▶ _What to work on_
Transcribe the material verbatim in full; the pictures do not belong in the copy.

▶ _Material_

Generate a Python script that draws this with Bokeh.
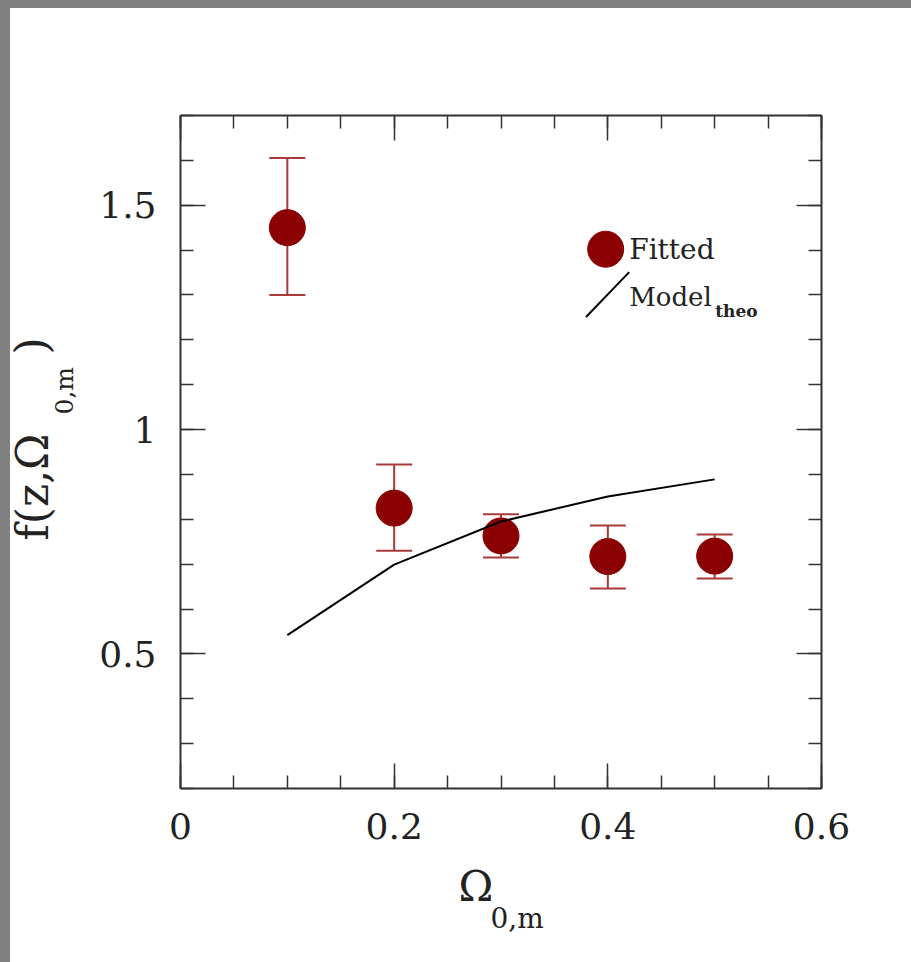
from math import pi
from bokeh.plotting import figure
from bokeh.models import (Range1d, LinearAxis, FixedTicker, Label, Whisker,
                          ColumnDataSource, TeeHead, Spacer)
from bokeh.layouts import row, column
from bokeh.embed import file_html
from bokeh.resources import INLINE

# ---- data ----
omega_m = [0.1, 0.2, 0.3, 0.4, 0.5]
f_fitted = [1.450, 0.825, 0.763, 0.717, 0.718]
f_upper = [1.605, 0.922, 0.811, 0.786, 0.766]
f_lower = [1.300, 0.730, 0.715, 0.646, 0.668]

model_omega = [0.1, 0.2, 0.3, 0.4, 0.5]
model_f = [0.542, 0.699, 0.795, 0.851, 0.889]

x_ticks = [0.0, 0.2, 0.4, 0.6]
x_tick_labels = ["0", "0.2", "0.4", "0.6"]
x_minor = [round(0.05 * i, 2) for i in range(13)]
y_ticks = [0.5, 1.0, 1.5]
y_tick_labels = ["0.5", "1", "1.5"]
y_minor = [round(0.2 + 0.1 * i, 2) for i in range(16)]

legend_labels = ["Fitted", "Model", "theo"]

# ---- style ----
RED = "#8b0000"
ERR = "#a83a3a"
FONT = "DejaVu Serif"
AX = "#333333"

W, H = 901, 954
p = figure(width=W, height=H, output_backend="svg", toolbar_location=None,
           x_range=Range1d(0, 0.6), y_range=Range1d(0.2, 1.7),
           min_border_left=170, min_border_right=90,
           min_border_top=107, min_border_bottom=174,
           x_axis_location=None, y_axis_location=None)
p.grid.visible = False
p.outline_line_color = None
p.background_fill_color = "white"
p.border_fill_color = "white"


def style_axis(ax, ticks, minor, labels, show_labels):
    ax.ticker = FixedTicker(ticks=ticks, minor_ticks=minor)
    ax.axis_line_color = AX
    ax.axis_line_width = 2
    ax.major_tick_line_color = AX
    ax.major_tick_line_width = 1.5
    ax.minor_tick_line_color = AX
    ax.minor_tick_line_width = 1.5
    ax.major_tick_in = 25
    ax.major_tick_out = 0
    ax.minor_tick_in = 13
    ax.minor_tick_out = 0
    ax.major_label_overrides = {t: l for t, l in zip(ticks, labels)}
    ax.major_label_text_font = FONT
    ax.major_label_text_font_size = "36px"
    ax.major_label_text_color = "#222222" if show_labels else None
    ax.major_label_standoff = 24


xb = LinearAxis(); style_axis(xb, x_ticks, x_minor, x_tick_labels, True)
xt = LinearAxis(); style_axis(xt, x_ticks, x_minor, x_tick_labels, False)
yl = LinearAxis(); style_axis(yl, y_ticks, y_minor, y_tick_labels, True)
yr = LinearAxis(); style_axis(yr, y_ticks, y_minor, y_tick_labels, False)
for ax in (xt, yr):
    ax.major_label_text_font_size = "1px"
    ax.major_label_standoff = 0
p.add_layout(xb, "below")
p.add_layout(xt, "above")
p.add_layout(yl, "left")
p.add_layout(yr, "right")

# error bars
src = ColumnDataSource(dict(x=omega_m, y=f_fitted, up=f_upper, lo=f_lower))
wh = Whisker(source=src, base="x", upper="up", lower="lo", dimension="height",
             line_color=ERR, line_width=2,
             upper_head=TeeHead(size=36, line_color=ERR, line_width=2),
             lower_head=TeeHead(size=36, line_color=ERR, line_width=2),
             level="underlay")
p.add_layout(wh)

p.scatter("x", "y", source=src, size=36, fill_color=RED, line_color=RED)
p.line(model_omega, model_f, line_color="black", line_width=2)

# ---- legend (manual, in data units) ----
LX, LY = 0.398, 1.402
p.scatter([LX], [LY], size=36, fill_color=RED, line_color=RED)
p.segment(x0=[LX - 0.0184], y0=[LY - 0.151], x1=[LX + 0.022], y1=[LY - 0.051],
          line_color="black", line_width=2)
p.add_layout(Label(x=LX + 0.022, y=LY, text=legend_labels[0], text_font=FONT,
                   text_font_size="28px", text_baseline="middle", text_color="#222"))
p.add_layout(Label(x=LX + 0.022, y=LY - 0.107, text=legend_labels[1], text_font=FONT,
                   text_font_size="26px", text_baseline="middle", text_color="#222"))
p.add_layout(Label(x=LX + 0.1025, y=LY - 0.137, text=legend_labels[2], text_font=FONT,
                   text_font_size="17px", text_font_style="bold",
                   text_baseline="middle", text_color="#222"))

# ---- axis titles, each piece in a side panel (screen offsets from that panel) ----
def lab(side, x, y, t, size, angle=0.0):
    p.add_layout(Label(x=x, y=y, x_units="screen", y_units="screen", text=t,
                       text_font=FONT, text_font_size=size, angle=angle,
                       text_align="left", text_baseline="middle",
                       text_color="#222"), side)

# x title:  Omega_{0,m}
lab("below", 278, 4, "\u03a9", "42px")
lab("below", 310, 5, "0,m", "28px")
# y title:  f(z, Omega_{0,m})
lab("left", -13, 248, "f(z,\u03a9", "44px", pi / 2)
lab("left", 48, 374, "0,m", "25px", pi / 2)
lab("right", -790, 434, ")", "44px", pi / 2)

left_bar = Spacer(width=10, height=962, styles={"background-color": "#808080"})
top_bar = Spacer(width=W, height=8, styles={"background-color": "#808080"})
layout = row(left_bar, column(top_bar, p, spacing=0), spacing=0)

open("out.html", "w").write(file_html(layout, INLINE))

▶ _Full solution_
Generate a Python script that draws this with Bokeh.
from math import pi
from bokeh.plotting import figure
from bokeh.models import (Range1d, LinearAxis, FixedTicker, Label, Whisker,
                          ColumnDataSource, TeeHead, Spacer)
from bokeh.layouts import row, column
from bokeh.embed import file_html
from bokeh.resources import INLINE

# ---- data ----
omega_m = [0.1, 0.2, 0.3, 0.4, 0.5]
f_fitted = [1.450, 0.825, 0.763, 0.717, 0.718]
f_upper = [1.605, 0.922, 0.811, 0.786, 0.766]
f_lower = [1.300, 0.730, 0.715, 0.646, 0.668]

model_omega = [0.1, 0.2, 0.3, 0.4, 0.5]
model_f = [0.542, 0.699, 0.795, 0.851, 0.889]

x_ticks = [0.0, 0.2, 0.4, 0.6]
x_tick_labels = ["0", "0.2", "0.4", "0.6"]
x_minor = [round(0.05 * i, 2) for i in range(13)]
y_ticks = [0.5, 1.0, 1.5]
y_tick_labels = ["0.5", "1", "1.5"]
y_minor = [round(0.2 + 0.1 * i, 2) for i in range(16)]

legend_labels = ["Fitted", "Model", "theo"]

# ---- style ----
RED = "#8b0000"
ERR = "#a83a3a"
FONT = "DejaVu Serif"
AX = "#333333"

W, H = 901, 954
p = figure(width=W, height=H, output_backend="svg", toolbar_location=None,
           x_range=Range1d(0, 0.6), y_range=Range1d(0.2, 1.7),
           min_border_left=170, min_border_right=90,
           min_border_top=107, min_border_bottom=174,
           x_axis_location=None, y_axis_location=None)
p.grid.visible = False
p.outline_line_color = None
p.background_fill_color = "white"
p.border_fill_color = "white"


def style_axis(ax, ticks, minor, labels, show_labels):
    ax.ticker = FixedTicker(ticks=ticks, minor_ticks=minor)
    ax.axis_line_color = AX
    ax.axis_line_width = 2
    ax.major_tick_line_color = AX
    ax.major_tick_line_width = 1.5
    ax.minor_tick_line_color = AX
    ax.minor_tick_line_width = 1.5
    ax.major_tick_in = 25
    ax.major_tick_out = 0
    ax.minor_tick_in = 13
    ax.minor_tick_out = 0
    ax.major_label_overrides = {t: l for t, l in zip(ticks, labels)}
    ax.major_label_text_font = FONT
    ax.major_label_text_font_size = "36px"
    ax.major_label_text_color = "#222222" if show_labels else None
    ax.major_label_standoff = 24


xb = LinearAxis(); style_axis(xb, x_ticks, x_minor, x_tick_labels, True)
xt = LinearAxis(); style_axis(xt, x_ticks, x_minor, x_tick_labels, False)
yl = LinearAxis(); style_axis(yl, y_ticks, y_minor, y_tick_labels, True)
yr = LinearAxis(); style_axis(yr, y_ticks, y_minor, y_tick_labels, False)
for ax in (xt, yr):
    ax.major_label_text_font_size = "1px"
    ax.major_label_standoff = 0
p.add_layout(xb, "below")
p.add_layout(xt, "above")
p.add_layout(yl, "left")
p.add_layout(yr, "right")

# error bars
src = ColumnDataSource(dict(x=omega_m, y=f_fitted, up=f_upper, lo=f_lower))
wh = Whisker(source=src, base="x", upper="up", lower="lo", dimension="height",
             line_color=ERR, line_width=2,
             upper_head=TeeHead(size=36, line_color=ERR, line_width=2),
             lower_head=TeeHead(size=36, line_color=ERR, line_width=2),
             level="underlay")
p.add_layout(wh)

p.scatter("x", "y", source=src, size=36, fill_color=RED, line_color=RED)
p.line(model_omega, model_f, line_color="black", line_width=2)

# ---- legend (manual, in data units) ----
LX, LY = 0.398, 1.402
p.scatter([LX], [LY], size=36, fill_color=RED, line_color=RED)
p.segment(x0=[LX - 0.0184], y0=[LY - 0.151], x1=[LX + 0.022], y1=[LY - 0.051],
          line_color="black", line_width=2)
p.add_layout(Label(x=LX + 0.022, y=LY, text=legend_labels[0], text_font=FONT,
                   text_font_size="28px", text_baseline="middle", text_color="#222"))
p.add_layout(Label(x=LX + 0.022, y=LY - 0.107, text=legend_labels[1], text_font=FONT,
                   text_font_size="26px", text_baseline="middle", text_color="#222"))
p.add_layout(Label(x=LX + 0.1025, y=LY - 0.137, text=legend_labels[2], text_font=FONT,
                   text_font_size="17px", text_font_style="bold",
                   text_baseline="middle", text_color="#222"))

# ---- axis titles, each piece in a side panel (screen offsets from that panel) ----
def lab(side, x, y, t, size, angle=0.0):
    p.add_layout(Label(x=x, y=y, x_units="screen", y_units="screen", text=t,
                       text_font=FONT, text_font_size=size, angle=angle,
                       text_align="left", text_baseline="middle",
                       text_color="#222"), side)

# x title:  Omega_{0,m}
lab("below", 278, 4, "\u03a9", "42px")
lab("below", 310, 5, "0,m", "28px")
# y title:  f(z, Omega_{0,m})
lab("left", -13, 248, "f(z,\u03a9", "44px", pi / 2)
lab("left", 48, 374, "0,m", "25px", pi / 2)
lab("right", -790, 434, ")", "44px", pi / 2)

left_bar = Spacer(width=10, height=962, styles={"background-color": "#808080"})
top_bar = Spacer(width=W, height=8, styles={"background-color": "#808080"})
layout = row(left_bar, column(top_bar, p, spacing=0), spacing=0)

open("out.html", "w").write(file_html(layout, INLINE))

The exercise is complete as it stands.